___ Source material ___

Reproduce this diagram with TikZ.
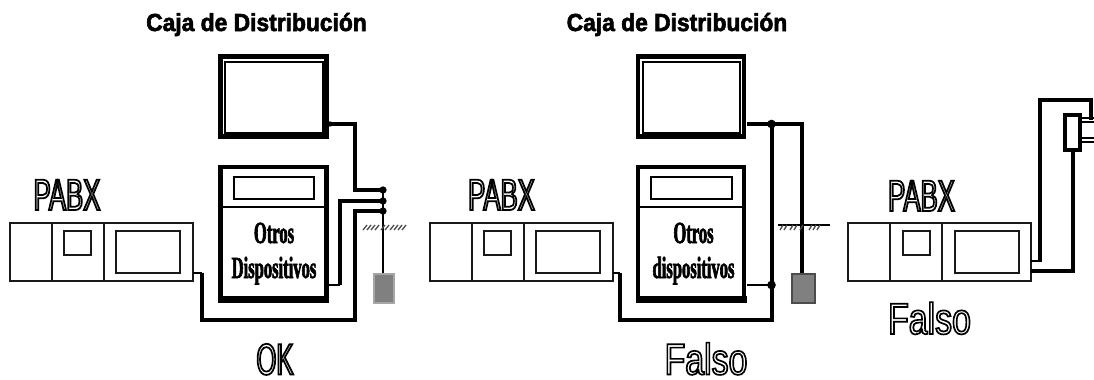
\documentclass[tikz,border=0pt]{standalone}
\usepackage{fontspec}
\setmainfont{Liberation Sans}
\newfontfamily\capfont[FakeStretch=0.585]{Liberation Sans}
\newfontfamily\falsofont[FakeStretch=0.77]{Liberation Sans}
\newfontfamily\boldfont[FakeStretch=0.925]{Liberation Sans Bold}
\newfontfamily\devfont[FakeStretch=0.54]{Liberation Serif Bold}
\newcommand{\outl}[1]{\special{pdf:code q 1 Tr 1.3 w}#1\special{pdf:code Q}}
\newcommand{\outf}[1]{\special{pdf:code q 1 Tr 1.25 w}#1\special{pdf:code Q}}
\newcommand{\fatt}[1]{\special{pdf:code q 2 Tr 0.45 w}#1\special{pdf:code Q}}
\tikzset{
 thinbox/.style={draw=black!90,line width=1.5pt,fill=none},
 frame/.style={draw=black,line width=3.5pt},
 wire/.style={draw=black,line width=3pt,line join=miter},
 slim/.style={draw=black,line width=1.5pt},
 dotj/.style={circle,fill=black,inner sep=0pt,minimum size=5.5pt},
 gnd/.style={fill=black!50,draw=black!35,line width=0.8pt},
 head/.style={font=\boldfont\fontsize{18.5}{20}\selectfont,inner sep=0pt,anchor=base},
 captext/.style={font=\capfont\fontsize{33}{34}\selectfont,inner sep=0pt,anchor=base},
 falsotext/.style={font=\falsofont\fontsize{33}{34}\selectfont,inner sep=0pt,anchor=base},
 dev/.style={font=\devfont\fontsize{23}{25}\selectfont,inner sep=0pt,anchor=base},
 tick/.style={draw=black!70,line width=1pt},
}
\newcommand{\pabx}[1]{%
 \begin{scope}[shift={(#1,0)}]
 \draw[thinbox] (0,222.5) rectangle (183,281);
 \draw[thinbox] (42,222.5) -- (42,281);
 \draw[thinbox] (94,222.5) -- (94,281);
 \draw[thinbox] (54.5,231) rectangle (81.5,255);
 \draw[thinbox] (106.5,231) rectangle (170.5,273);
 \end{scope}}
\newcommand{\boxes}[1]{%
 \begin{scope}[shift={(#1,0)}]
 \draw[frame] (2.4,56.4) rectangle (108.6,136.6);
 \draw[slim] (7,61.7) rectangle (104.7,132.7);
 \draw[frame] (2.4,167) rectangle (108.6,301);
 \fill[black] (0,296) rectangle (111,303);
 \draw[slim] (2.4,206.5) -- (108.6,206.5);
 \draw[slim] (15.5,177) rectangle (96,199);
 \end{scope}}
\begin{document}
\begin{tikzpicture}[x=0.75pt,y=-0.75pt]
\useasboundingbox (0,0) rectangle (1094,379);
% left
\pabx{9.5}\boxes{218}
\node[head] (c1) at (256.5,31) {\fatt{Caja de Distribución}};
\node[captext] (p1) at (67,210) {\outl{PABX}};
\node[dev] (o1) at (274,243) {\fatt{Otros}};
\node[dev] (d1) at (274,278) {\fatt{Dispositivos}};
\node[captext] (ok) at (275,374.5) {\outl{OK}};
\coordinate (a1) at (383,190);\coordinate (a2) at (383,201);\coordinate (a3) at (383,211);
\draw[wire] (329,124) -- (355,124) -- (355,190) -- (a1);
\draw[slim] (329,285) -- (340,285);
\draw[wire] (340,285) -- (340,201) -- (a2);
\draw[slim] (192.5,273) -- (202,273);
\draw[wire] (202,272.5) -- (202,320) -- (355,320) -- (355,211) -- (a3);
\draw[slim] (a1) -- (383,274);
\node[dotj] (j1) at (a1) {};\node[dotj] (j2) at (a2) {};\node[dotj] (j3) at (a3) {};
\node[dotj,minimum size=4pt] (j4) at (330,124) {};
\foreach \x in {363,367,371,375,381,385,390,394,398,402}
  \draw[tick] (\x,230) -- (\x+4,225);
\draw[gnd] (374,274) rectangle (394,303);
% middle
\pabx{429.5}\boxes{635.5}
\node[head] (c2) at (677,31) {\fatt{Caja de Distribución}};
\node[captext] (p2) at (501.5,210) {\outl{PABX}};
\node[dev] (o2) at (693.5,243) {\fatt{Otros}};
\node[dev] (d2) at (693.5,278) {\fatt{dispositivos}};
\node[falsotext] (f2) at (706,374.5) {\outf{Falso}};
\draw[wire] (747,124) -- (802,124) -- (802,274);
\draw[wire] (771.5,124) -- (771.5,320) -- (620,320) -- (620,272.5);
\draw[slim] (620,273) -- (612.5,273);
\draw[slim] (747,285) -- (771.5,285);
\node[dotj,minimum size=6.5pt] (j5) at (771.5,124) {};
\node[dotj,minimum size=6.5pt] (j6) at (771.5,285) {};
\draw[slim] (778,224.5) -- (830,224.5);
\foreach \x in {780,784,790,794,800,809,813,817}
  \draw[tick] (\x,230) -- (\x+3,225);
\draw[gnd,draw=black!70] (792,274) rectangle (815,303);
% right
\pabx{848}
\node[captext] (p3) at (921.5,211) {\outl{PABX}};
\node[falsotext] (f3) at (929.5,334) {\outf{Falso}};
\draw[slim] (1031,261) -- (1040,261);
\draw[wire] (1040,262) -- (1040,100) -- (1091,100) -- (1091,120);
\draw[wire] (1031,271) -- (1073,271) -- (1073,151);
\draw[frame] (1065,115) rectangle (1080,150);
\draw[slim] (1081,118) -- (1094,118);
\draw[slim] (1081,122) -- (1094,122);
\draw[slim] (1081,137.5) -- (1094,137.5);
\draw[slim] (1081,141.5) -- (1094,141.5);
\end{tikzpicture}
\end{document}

___

The exercise
Give an exact reproduction of every line, leaving out any picture.

Result of the task
Reproduce this diagram with TikZ.
\documentclass[tikz,border=0pt]{standalone}
\usepackage{fontspec}
\setmainfont{Liberation Sans}
\newfontfamily\capfont[FakeStretch=0.585]{Liberation Sans}
\newfontfamily\falsofont[FakeStretch=0.77]{Liberation Sans}
\newfontfamily\boldfont[FakeStretch=0.925]{Liberation Sans Bold}
\newfontfamily\devfont[FakeStretch=0.54]{Liberation Serif Bold}
\newcommand{\outl}[1]{\special{pdf:code q 1 Tr 1.3 w}#1\special{pdf:code Q}}
\newcommand{\outf}[1]{\special{pdf:code q 1 Tr 1.25 w}#1\special{pdf:code Q}}
\newcommand{\fatt}[1]{\special{pdf:code q 2 Tr 0.45 w}#1\special{pdf:code Q}}
\tikzset{
 thinbox/.style={draw=black!90,line width=1.5pt,fill=none},
 frame/.style={draw=black,line width=3.5pt},
 wire/.style={draw=black,line width=3pt,line join=miter},
 slim/.style={draw=black,line width=1.5pt},
 dotj/.style={circle,fill=black,inner sep=0pt,minimum size=5.5pt},
 gnd/.style={fill=black!50,draw=black!35,line width=0.8pt},
 head/.style={font=\boldfont\fontsize{18.5}{20}\selectfont,inner sep=0pt,anchor=base},
 captext/.style={font=\capfont\fontsize{33}{34}\selectfont,inner sep=0pt,anchor=base},
 falsotext/.style={font=\falsofont\fontsize{33}{34}\selectfont,inner sep=0pt,anchor=base},
 dev/.style={font=\devfont\fontsize{23}{25}\selectfont,inner sep=0pt,anchor=base},
 tick/.style={draw=black!70,line width=1pt},
}
\newcommand{\pabx}[1]{%
 \begin{scope}[shift={(#1,0)}]
 \draw[thinbox] (0,222.5) rectangle (183,281);
 \draw[thinbox] (42,222.5) -- (42,281);
 \draw[thinbox] (94,222.5) -- (94,281);
 \draw[thinbox] (54.5,231) rectangle (81.5,255);
 \draw[thinbox] (106.5,231) rectangle (170.5,273);
 \end{scope}}
\newcommand{\boxes}[1]{%
 \begin{scope}[shift={(#1,0)}]
 \draw[frame] (2.4,56.4) rectangle (108.6,136.6);
 \draw[slim] (7,61.7) rectangle (104.7,132.7);
 \draw[frame] (2.4,167) rectangle (108.6,301);
 \fill[black] (0,296) rectangle (111,303);
 \draw[slim] (2.4,206.5) -- (108.6,206.5);
 \draw[slim] (15.5,177) rectangle (96,199);
 \end{scope}}
\begin{document}
\begin{tikzpicture}[x=0.75pt,y=-0.75pt]
\useasboundingbox (0,0) rectangle (1094,379);
% left
\pabx{9.5}\boxes{218}
\node[head] (c1) at (256.5,31) {\fatt{Caja de Distribución}};
\node[captext] (p1) at (67,210) {\outl{PABX}};
\node[dev] (o1) at (274,243) {\fatt{Otros}};
\node[dev] (d1) at (274,278) {\fatt{Dispositivos}};
\node[captext] (ok) at (275,374.5) {\outl{OK}};
\coordinate (a1) at (383,190);\coordinate (a2) at (383,201);\coordinate (a3) at (383,211);
\draw[wire] (329,124) -- (355,124) -- (355,190) -- (a1);
\draw[slim] (329,285) -- (340,285);
\draw[wire] (340,285) -- (340,201) -- (a2);
\draw[slim] (192.5,273) -- (202,273);
\draw[wire] (202,272.5) -- (202,320) -- (355,320) -- (355,211) -- (a3);
\draw[slim] (a1) -- (383,274);
\node[dotj] (j1) at (a1) {};\node[dotj] (j2) at (a2) {};\node[dotj] (j3) at (a3) {};
\node[dotj,minimum size=4pt] (j4) at (330,124) {};
\foreach \x in {363,367,371,375,381,385,390,394,398,402}
  \draw[tick] (\x,230) -- (\x+4,225);
\draw[gnd] (374,274) rectangle (394,303);
% middle
\pabx{429.5}\boxes{635.5}
\node[head] (c2) at (677,31) {\fatt{Caja de Distribución}};
\node[captext] (p2) at (501.5,210) {\outl{PABX}};
\node[dev] (o2) at (693.5,243) {\fatt{Otros}};
\node[dev] (d2) at (693.5,278) {\fatt{dispositivos}};
\node[falsotext] (f2) at (706,374.5) {\outf{Falso}};
\draw[wire] (747,124) -- (802,124) -- (802,274);
\draw[wire] (771.5,124) -- (771.5,320) -- (620,320) -- (620,272.5);
\draw[slim] (620,273) -- (612.5,273);
\draw[slim] (747,285) -- (771.5,285);
\node[dotj,minimum size=6.5pt] (j5) at (771.5,124) {};
\node[dotj,minimum size=6.5pt] (j6) at (771.5,285) {};
\draw[slim] (778,224.5) -- (830,224.5);
\foreach \x in {780,784,790,794,800,809,813,817}
  \draw[tick] (\x,230) -- (\x+3,225);
\draw[gnd,draw=black!70] (792,274) rectangle (815,303);
% right
\pabx{848}
\node[captext] (p3) at (921.5,211) {\outl{PABX}};
\node[falsotext] (f3) at (929.5,334) {\outf{Falso}};
\draw[slim] (1031,261) -- (1040,261);
\draw[wire] (1040,262) -- (1040,100) -- (1091,100) -- (1091,120);
\draw[wire] (1031,271) -- (1073,271) -- (1073,151);
\draw[frame] (1065,115) rectangle (1080,150);
\draw[slim] (1081,118) -- (1094,118);
\draw[slim] (1081,122) -- (1094,122);
\draw[slim] (1081,137.5) -- (1094,137.5);
\draw[slim] (1081,141.5) -- (1094,141.5);
\end{tikzpicture}
\end{document}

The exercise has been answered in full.